(Plotting code records)
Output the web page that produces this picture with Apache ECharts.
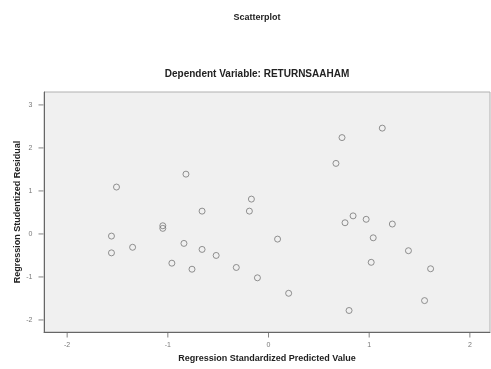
<!DOCTYPE html>
<html><head><meta charset="utf-8">
<script src="https://cdn.jsdelivr.net/npm/echarts@6/dist/echarts.min.js"></script>
<style>html,body{margin:0;padding:0;background:#fff}#c{width:491px;height:369px}</style>
</head><body><div id="c"></div>
<script>
var predicted = [-1.51,-0.82,-0.66,-1.05,-1.05,-1.56,-1.56,-1.35,-0.84,-0.66,-0.52,-0.96,-0.76,-0.32,
  -0.17,-0.19,0.09,-0.11,0.20,1.13,0.73,0.67,0.76,0.84,0.97,1.23,1.04,1.39,1.02,1.61,1.55,0.80];
var residual = [1.09,1.39,0.53,0.19,0.13,-0.05,-0.44,-0.31,-0.22,-0.36,-0.50,-0.68,-0.82,-0.78,
  0.81,0.53,-0.12,-1.02,-1.38,2.46,2.24,1.64,0.26,0.42,0.34,0.23,-0.09,-0.39,-0.66,-0.81,-1.55,-1.78];
var xTicks = [-2,-1,0,1,2];
var yTicks = [-2,-1,0,1,2,3];
var pts = predicted.map(function(v,i){return [v,residual[i]];});
var chart = echarts.init(document.getElementById('c'));
var font = 'Arial, "Liberation Sans", sans-serif';
chart.setOption({
  animation:false,
  title:[
    {text:'Scatterplot',left:252,top:8,textAlign:'center',textStyle:{fontSize:9,fontWeight:'bold',color:'#222',fontFamily:font}},
    {text:'Dependent Variable: RETURNSAAHAM',left:252,top:64,textAlign:'center',textStyle:{fontSize:10,fontWeight:'bold',color:'#222',fontFamily:font}}
  ],
  grid:{left:44,top:92,right:1,bottom:37,show:true,backgroundColor:'#f0f0f0',borderColor:'#b0b0b0',borderWidth:1},
  xAxis:{type:'value',min:-2.23,max:2.2,
    name:'Regression Standardized Predicted Value',nameLocation:'middle',nameGap:22,
    nameTextStyle:{fontSize:9,fontWeight:'bold',color:'#222',fontFamily:font},
    axisLine:{onZero:false,lineStyle:{color:'#666'}},axisTick:{show:false},splitLine:{show:false},axisLabel:{show:false}},
  yAxis:{type:'value',min:-2.28,max:3.3,
    name:'Regression Studentized Residual',nameLocation:'middle',nameGap:22,
    nameTextStyle:{fontSize:9,fontWeight:'bold',color:'#222',fontFamily:font},
    axisLine:{show:true,onZero:false,lineStyle:{color:'#666'}},axisTick:{show:false},splitLine:{show:false},axisLabel:{show:false}},
  series:[
    {type:'scatter',data:pts,symbol:'circle',symbolSize:6,
     itemStyle:{color:'rgba(0,0,0,0)',borderColor:'#777',borderWidth:1},z:3},
    {type:'scatter',data:xTicks.map(function(t){return [t,-2.28];}),symbol:'rect',symbolSize:[1,5],symbolOffset:[0,3],
     itemStyle:{color:'#666'},silent:true,
     label:{show:true,position:'bottom',distance:4,formatter:function(p){return p.value[0];},fontSize:7,color:'#555',fontFamily:font}},
    {type:'scatter',data:yTicks.map(function(t){return [-2.23,t];}),symbol:'rect',symbolSize:[5,1],symbolOffset:[-3,0],
     itemStyle:{color:'#666'},silent:true,
     label:{show:true,position:'left',distance:6,formatter:function(p){return p.value[1];},fontSize:7,color:'#555',fontFamily:font}}
  ]
});
</script></body></html>
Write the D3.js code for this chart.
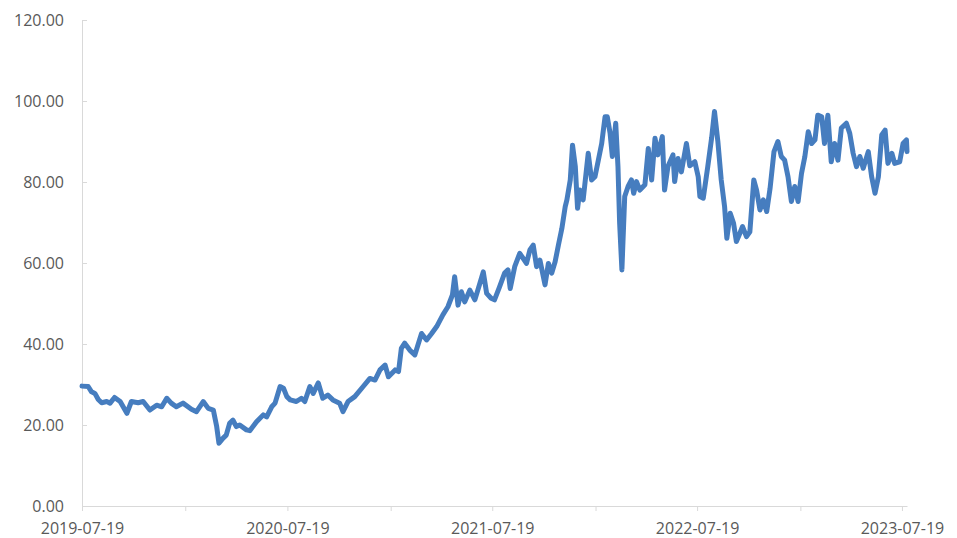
<!DOCTYPE html>
<html>
<head>
<meta charset="utf-8">
<script src="https://cdn.jsdelivr.net/npm/d3@7/dist/d3.min.js"></script>
<style>
  html, body { margin: 0; padding: 0; background: #ffffff; }
  svg { display: block; }
  .tick text { font-family: "Open Sans", "Noto Sans", sans-serif; font-size: 16px; fill: #595959; }
</style>
</head>
<body>
<svg id="chart" width="957" height="538"></svg>
<script>
// Observation dates and closing values of the series
const dates = [
  "2019-07-19","2019-07-30","2019-08-05","2019-08-11","2019-08-17","2019-08-23","2019-09-01","2019-09-07",
  "2019-09-15","2019-09-25","2019-10-07","2019-10-15","2019-10-27","2019-11-05","2019-11-17","2019-11-29",
  "2019-12-08","2019-12-17","2019-12-25","2020-01-03","2020-01-15","2020-01-30","2020-02-08","2020-02-20",
  "2020-02-29","2020-03-09","2020-03-15","2020-03-19","2020-03-26","2020-04-01","2020-04-07","2020-04-13",
  "2020-04-19","2020-04-25","2020-05-07","2020-05-13","2020-05-25","2020-06-06","2020-06-12","2020-06-21",
  "2020-06-27","2020-07-06","2020-07-12","2020-07-18","2020-07-24","2020-08-04","2020-08-13","2020-08-19",
  "2020-08-28","2020-09-03","2020-09-12","2020-09-20","2020-09-29","2020-10-08","2020-10-20","2020-10-26",
  "2020-11-04","2020-11-16","2020-12-01","2020-12-13","2020-12-22","2020-12-31","2021-01-09","2021-01-15",
  "2021-01-27","2021-02-02","2021-02-07","2021-02-13","2021-02-22","2021-03-03","2021-03-15","2021-03-24",
  "2021-04-02","2021-04-11","2021-04-22","2021-05-01","2021-05-09","2021-05-13","2021-05-19","2021-05-25",
  "2021-05-31","2021-06-09","2021-06-18","2021-06-27","2021-07-03","2021-07-09","2021-07-17","2021-07-23",
  "2021-08-01","2021-08-10","2021-08-16","2021-08-20","2021-08-28","2021-09-06","2021-09-18","2021-09-24",
  "2021-09-30","2021-10-06","2021-10-12","2021-10-21","2021-10-27","2021-11-02","2021-11-08","2021-11-14",
  "2021-11-20","2021-11-26","2021-11-29","2021-12-05","2021-12-09","2021-12-14","2021-12-18","2021-12-22",
  "2021-12-28","2022-01-06","2022-01-12","2022-01-18","2022-01-24","2022-01-30","2022-02-05","2022-02-09",
  "2022-02-14","2022-02-18","2022-02-24","2022-02-28","2022-03-03","2022-03-07","2022-03-12","2022-03-18",
  "2022-03-24","2022-03-28","2022-04-02","2022-04-08","2022-04-17","2022-04-23","2022-04-29","2022-05-05",
  "2022-05-10","2022-05-18","2022-05-22","2022-05-28","2022-06-06","2022-06-09","2022-06-15","2022-06-21",
  "2022-06-30","2022-07-06","2022-07-15","2022-07-21","2022-07-24","2022-07-30","2022-08-07","2022-08-14",
  "2022-08-19","2022-08-25","2022-08-31","2022-09-06","2022-09-10","2022-09-16","2022-09-22","2022-09-27",
  "2022-10-03","2022-10-08","2022-10-15","2022-10-21","2022-10-28","2022-11-02","2022-11-08","2022-11-14",
  "2022-11-20","2022-11-26","2022-12-03","2022-12-10","2022-12-16","2022-12-22","2022-12-28","2023-01-03",
  "2023-01-09","2023-01-15","2023-01-21","2023-01-27","2023-02-02","2023-02-08","2023-02-14","2023-02-19",
  "2023-02-26","2023-03-03","2023-03-09","2023-03-15","2023-03-21","2023-03-27","2023-04-02","2023-04-11",
  "2023-04-17","2023-04-23","2023-04-29","2023-05-05","2023-05-11","2023-05-20","2023-05-26","2023-06-01",
  "2023-06-07","2023-06-13","2023-06-19","2023-06-24","2023-07-01","2023-07-06","2023-07-15","2023-07-21",
  "2023-07-27","2023-07-28"
];
const values = [
  29.6,29.5,28.2,27.8,26.3,25.5,25.8,25.4,
  26.8,25.8,22.9,25.8,25.5,25.8,23.7,24.9,
  24.5,26.6,25.4,24.5,25.4,23.9,23.3,25.8,
  24.1,23.7,19.6,15.5,16.7,17.5,20.4,21.2,
  19.6,20.0,18.8,18.6,20.8,22.5,22.0,24.5,
  25.4,29.5,29.1,27.0,26.2,25.8,26.6,25.8,
  29.5,27.8,30.4,26.6,27.4,26.2,25.4,23.3,
  25.8,27.0,29.5,31.5,31.1,33.6,34.8,31.9,
  33.6,33.2,38.9,40.2,38.5,37.3,42.6,41.0,
  42.6,44.3,47.2,49.2,52.1,56.6,49.6,52.9,
  50.4,53.3,50.9,55.0,57.8,52.5,51.3,50.9,
  54.1,57.5,58.3,53.7,59.1,62.4,59.9,63.2,
  64.4,59.1,60.7,54.6,59.9,57.5,60.3,64.5,
  68.5,73.9,75.6,80.5,89.1,83.8,73.5,78.0,
  75.6,87.1,80.5,81.3,85.4,89.5,96.1,96.1,
  92.0,86.3,94.5,83.8,69.8,58.3,76.4,78.9,
  80.5,77.2,80.1,78.0,79.3,88.3,80.5,90.8,
  86.7,91.2,78.0,83.8,86.7,80.1,85.8,82.5,
  89.5,84.0,85.0,81.3,76.4,76.0,83.8,91.0,
  97.4,90.0,80.5,73.9,66.1,72.3,69.8,65.3,
  67.3,69.0,66.5,67.7,80.5,78.0,73.1,75.6,
  72.7,78.4,87.5,90.0,86.3,85.4,81.3,75.2,
  78.9,75.2,82.1,86.3,92.4,89.5,90.4,96.5,
  96.1,89.5,96.5,85.0,89.5,85.4,93.3,94.5,
  92.0,87.1,83.8,86.3,83.4,87.5,81.3,77.2,
  81.3,91.6,92.8,84.6,87.1,84.6,85.0,89.5,
  90.4,87.5
];

// Axis ticks: half-yearly marks on the date axis, only the July ones carry labels
const xTickDates = [
  "2019-07-19","2020-01-19","2020-07-19","2021-01-19","2021-07-19",
  "2022-01-19","2022-07-19","2023-01-19","2023-07-19"
];
const xLabelDates = ["2019-07-19","2020-07-19","2021-07-19","2022-07-19","2023-07-19"];
const yTicks = [0, 20, 40, 60, 80, 100, 120];

const parse = d3.timeParse("%Y-%m-%d");
const fmt = d3.timeFormat("%Y-%m-%d");
const series = dates.map((d, i) => ({ date: parse(d), value: values[i] }));

const svg = d3.select("#chart");
const axisColor = "#d9d9d9";

const x = d3.scaleTime()
  .domain([parse("2019-07-19"), parse("2023-07-28")])
  .range([82, 907]);

const y = d3.scaleLinear()
  .domain([0, 120])
  .range([506, 20]);

// Value axis: ticks point into the plot, labels sit to the left
const yAxis = d3.axisLeft(y)
  .tickValues(yTicks)
  .tickFormat(d3.format(".2f"))
  .tickSizeInner(-5)
  .tickSizeOuter(0)
  .tickPadding(18);

const yg = svg.append("g").attr("transform", "translate(82,0)").call(yAxis);
yg.select(".domain").remove();
yg.selectAll(".tick line").attr("stroke", axisColor);

// Date axis
const labelSet = new Set(xLabelDates);
const xAxis = d3.axisBottom(x)
  .tickValues(xTickDates.map(parse))
  .tickFormat(d => labelSet.has(fmt(d)) ? fmt(d) : "")
  .tickSizeInner(5)
  .tickSizeOuter(0)
  .tickPadding(12);

const xg = svg.append("g").attr("transform", `translate(0,${y(0)})`).call(xAxis);
xg.select(".domain").attr("stroke", axisColor);
xg.selectAll(".tick line").attr("stroke", axisColor);

// Vertical axis line, running from the top of the scale down past the baseline
svg.append("line")
  .attr("x1", 82.5).attr("x2", 82.5)
  .attr("y1", y(120)).attr("y2", y(0) + 5)
  .attr("stroke", axisColor)
  .attr("stroke-width", 1);

// Series line
const line = d3.line()
  .x(d => x(d.date))
  .y(d => y(d.value));

svg.append("path")
  .datum(series)
  .attr("d", line)
  .attr("fill", "none")
  .attr("stroke", "#467dbf")
  .attr("stroke-width", 5)
  .attr("stroke-linejoin", "round")
  .attr("stroke-linecap", "round");
</script>
</body>
</html>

## What you have to do
Look through the entries above; copy each line where the string "this" appears.

## Task output
Output the web page that produces this picture with Apache ECharts.
Write the D3.js code for this chart.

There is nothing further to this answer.